The ordination of so many who were unexamined (part of the deal was that whoever was ordained in the EO would get ordained by the Antiochians) was a bit of a scandal in and of itself. There were rush ordinations that took place before their reception by the Antiochians, so men could be ordained, but not have to go through the Antiochian vetting and education process.
The reason there were mass ordinations were that there were simply so many priests and deacons in every one of their parishes. To ordain them all properly would have taken many weeks.
The final icing was that the EO leaders were immediately elevated to being archpriests. I don't know about the Antiochians, but in the Russian tradition, it takes a long time of faithful and outstanding service to be given this recognition. When you meet an archpriest in the Russian tradition, you know that he has been around a long titme and that his bishop trusts him. Particular respect is due them.
"This would seem to imply that the only valid expression of Orthodoxy is the Byzantine Rite."

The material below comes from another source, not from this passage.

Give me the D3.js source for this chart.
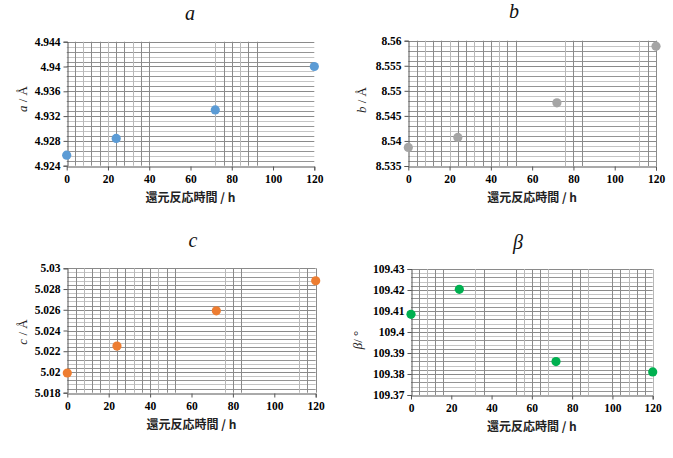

Its the only expression of Orthodoxy in that arena for the past 1000 years or so. The problem with the the liturgy used by this small subpart of the Antiochian Church is that, unlike the ancient liturgies of the pre and even post Schism West, this liturgy, like the Novus Ordo, is not an organic development of the liturgy, but rather something created, admittedly by a very holy fellow, to meet a real or imagined need of American converts to Orthodoxy. The Western Rite Liturgy is not the Sarum, or Gallic or Ambrosian or the Mass of +Paul V. Its a construct designed to make converts "comfortable". Since the overwhelming number of converts in this country worship at Divine Liturgies of +John Chrysostomos and seem, somehow, to become good Orthodox despite the "foreigness" of that Liturgy, one has to wonder what real value this rite has. The experience of Orthodoxy among the Slavs is particularly instructive in this regard. No "new liturgy" was created for them in recognition that Byzantine ceremonials might be "foreign" to them.